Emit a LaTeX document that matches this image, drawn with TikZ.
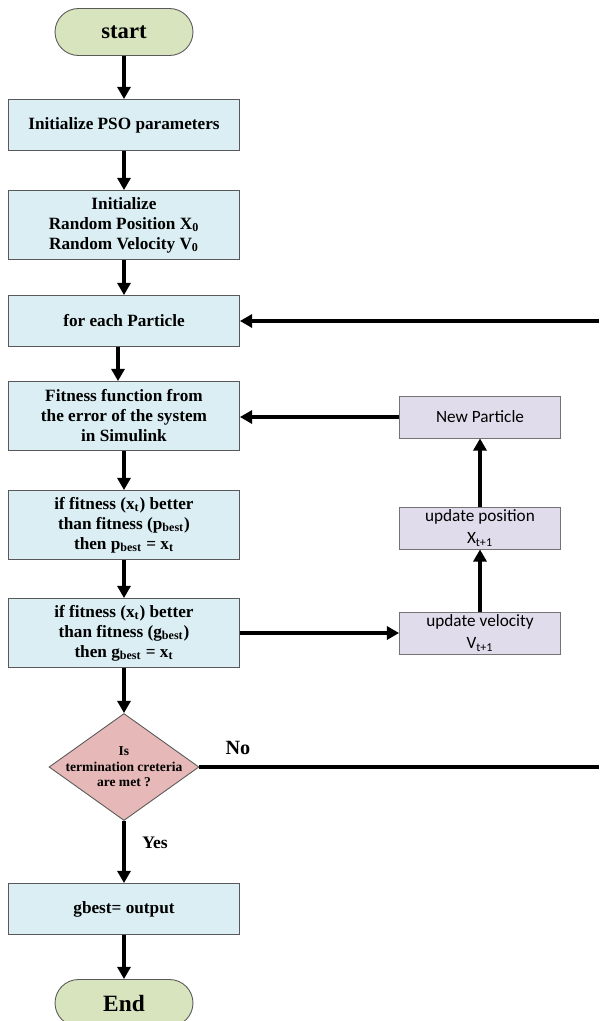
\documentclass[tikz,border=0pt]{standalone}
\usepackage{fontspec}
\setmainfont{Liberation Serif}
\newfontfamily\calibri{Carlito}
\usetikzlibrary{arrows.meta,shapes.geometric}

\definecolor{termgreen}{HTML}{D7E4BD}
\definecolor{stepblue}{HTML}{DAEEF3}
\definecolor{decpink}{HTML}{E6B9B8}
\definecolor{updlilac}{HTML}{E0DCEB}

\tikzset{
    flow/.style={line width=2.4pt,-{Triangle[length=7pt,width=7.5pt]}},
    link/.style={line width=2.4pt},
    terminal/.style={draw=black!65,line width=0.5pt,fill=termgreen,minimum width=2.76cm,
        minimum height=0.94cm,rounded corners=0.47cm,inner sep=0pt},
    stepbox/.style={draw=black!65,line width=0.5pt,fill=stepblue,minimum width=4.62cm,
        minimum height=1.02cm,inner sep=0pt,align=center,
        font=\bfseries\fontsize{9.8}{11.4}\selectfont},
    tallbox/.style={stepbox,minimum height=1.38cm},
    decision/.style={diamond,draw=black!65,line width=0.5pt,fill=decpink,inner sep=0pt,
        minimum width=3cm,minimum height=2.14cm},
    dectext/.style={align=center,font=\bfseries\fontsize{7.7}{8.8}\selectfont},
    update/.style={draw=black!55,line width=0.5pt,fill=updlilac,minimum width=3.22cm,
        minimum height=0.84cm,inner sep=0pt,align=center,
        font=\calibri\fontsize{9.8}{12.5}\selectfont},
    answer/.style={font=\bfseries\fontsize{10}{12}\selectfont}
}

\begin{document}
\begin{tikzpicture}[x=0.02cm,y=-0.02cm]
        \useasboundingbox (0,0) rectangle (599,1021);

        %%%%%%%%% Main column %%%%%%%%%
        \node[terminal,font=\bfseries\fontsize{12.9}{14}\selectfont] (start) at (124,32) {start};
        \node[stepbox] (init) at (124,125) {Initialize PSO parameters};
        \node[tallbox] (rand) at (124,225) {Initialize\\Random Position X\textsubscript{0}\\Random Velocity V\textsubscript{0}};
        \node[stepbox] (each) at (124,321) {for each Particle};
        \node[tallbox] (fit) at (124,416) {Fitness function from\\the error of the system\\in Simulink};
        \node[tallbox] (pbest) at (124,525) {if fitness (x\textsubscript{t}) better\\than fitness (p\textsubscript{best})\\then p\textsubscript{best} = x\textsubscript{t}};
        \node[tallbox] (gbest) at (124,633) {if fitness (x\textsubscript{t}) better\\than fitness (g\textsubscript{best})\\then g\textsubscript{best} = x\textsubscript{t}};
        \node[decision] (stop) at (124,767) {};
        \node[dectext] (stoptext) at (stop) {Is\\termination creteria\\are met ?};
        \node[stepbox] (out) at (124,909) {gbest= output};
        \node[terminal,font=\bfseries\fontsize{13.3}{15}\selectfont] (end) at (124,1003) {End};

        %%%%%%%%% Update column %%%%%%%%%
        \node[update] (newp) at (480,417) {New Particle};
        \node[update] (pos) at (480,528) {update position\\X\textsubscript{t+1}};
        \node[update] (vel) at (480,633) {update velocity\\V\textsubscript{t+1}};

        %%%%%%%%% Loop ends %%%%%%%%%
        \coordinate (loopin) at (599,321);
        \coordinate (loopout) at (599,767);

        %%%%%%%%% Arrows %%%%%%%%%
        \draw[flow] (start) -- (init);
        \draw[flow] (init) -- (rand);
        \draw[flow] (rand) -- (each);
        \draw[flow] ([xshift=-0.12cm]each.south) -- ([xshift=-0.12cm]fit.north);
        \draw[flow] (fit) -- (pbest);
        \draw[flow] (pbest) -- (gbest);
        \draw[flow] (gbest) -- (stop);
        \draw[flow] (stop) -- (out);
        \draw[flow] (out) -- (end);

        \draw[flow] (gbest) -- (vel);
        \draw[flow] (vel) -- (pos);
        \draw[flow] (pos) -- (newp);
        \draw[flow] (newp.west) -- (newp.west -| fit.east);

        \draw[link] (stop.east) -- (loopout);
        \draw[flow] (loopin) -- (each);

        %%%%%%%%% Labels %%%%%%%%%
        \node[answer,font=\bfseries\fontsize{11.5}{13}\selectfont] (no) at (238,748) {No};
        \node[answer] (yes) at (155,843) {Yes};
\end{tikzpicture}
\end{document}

______________________________

■ **EXERCISE**
Repeat the material above in full and exactly, apart from the pictures.

■ **REPLY**
Emit a LaTeX document that matches this image, drawn with TikZ.
\documentclass[tikz,border=0pt]{standalone}
\usepackage{fontspec}
\setmainfont{Liberation Serif}
\newfontfamily\calibri{Carlito}
\usetikzlibrary{arrows.meta,shapes.geometric}

\definecolor{termgreen}{HTML}{D7E4BD}
\definecolor{stepblue}{HTML}{DAEEF3}
\definecolor{decpink}{HTML}{E6B9B8}
\definecolor{updlilac}{HTML}{E0DCEB}

\tikzset{
    flow/.style={line width=2.4pt,-{Triangle[length=7pt,width=7.5pt]}},
    link/.style={line width=2.4pt},
    terminal/.style={draw=black!65,line width=0.5pt,fill=termgreen,minimum width=2.76cm,
        minimum height=0.94cm,rounded corners=0.47cm,inner sep=0pt},
    stepbox/.style={draw=black!65,line width=0.5pt,fill=stepblue,minimum width=4.62cm,
        minimum height=1.02cm,inner sep=0pt,align=center,
        font=\bfseries\fontsize{9.8}{11.4}\selectfont},
    tallbox/.style={stepbox,minimum height=1.38cm},
    decision/.style={diamond,draw=black!65,line width=0.5pt,fill=decpink,inner sep=0pt,
        minimum width=3cm,minimum height=2.14cm},
    dectext/.style={align=center,font=\bfseries\fontsize{7.7}{8.8}\selectfont},
    update/.style={draw=black!55,line width=0.5pt,fill=updlilac,minimum width=3.22cm,
        minimum height=0.84cm,inner sep=0pt,align=center,
        font=\calibri\fontsize{9.8}{12.5}\selectfont},
    answer/.style={font=\bfseries\fontsize{10}{12}\selectfont}
}

\begin{document}
\begin{tikzpicture}[x=0.02cm,y=-0.02cm]
        \useasboundingbox (0,0) rectangle (599,1021);

        %%%%%%%%% Main column %%%%%%%%%
        \node[terminal,font=\bfseries\fontsize{12.9}{14}\selectfont] (start) at (124,32) {start};
        \node[stepbox] (init) at (124,125) {Initialize PSO parameters};
        \node[tallbox] (rand) at (124,225) {Initialize\\Random Position X\textsubscript{0}\\Random Velocity V\textsubscript{0}};
        \node[stepbox] (each) at (124,321) {for each Particle};
        \node[tallbox] (fit) at (124,416) {Fitness function from\\the error of the system\\in Simulink};
        \node[tallbox] (pbest) at (124,525) {if fitness (x\textsubscript{t}) better\\than fitness (p\textsubscript{best})\\then p\textsubscript{best} = x\textsubscript{t}};
        \node[tallbox] (gbest) at (124,633) {if fitness (x\textsubscript{t}) better\\than fitness (g\textsubscript{best})\\then g\textsubscript{best} = x\textsubscript{t}};
        \node[decision] (stop) at (124,767) {};
        \node[dectext] (stoptext) at (stop) {Is\\termination creteria\\are met ?};
        \node[stepbox] (out) at (124,909) {gbest= output};
        \node[terminal,font=\bfseries\fontsize{13.3}{15}\selectfont] (end) at (124,1003) {End};

        %%%%%%%%% Update column %%%%%%%%%
        \node[update] (newp) at (480,417) {New Particle};
        \node[update] (pos) at (480,528) {update position\\X\textsubscript{t+1}};
        \node[update] (vel) at (480,633) {update velocity\\V\textsubscript{t+1}};

        %%%%%%%%% Loop ends %%%%%%%%%
        \coordinate (loopin) at (599,321);
        \coordinate (loopout) at (599,767);

        %%%%%%%%% Arrows %%%%%%%%%
        \draw[flow] (start) -- (init);
        \draw[flow] (init) -- (rand);
        \draw[flow] (rand) -- (each);
        \draw[flow] ([xshift=-0.12cm]each.south) -- ([xshift=-0.12cm]fit.north);
        \draw[flow] (fit) -- (pbest);
        \draw[flow] (pbest) -- (gbest);
        \draw[flow] (gbest) -- (stop);
        \draw[flow] (stop) -- (out);
        \draw[flow] (out) -- (end);

        \draw[flow] (gbest) -- (vel);
        \draw[flow] (vel) -- (pos);
        \draw[flow] (pos) -- (newp);
        \draw[flow] (newp.west) -- (newp.west -| fit.east);

        \draw[link] (stop.east) -- (loopout);
        \draw[flow] (loopin) -- (each);

        %%%%%%%%% Labels %%%%%%%%%
        \node[answer,font=\bfseries\fontsize{11.5}{13}\selectfont] (no) at (238,748) {No};
        \node[answer] (yes) at (155,843) {Yes};
\end{tikzpicture}
\end{document}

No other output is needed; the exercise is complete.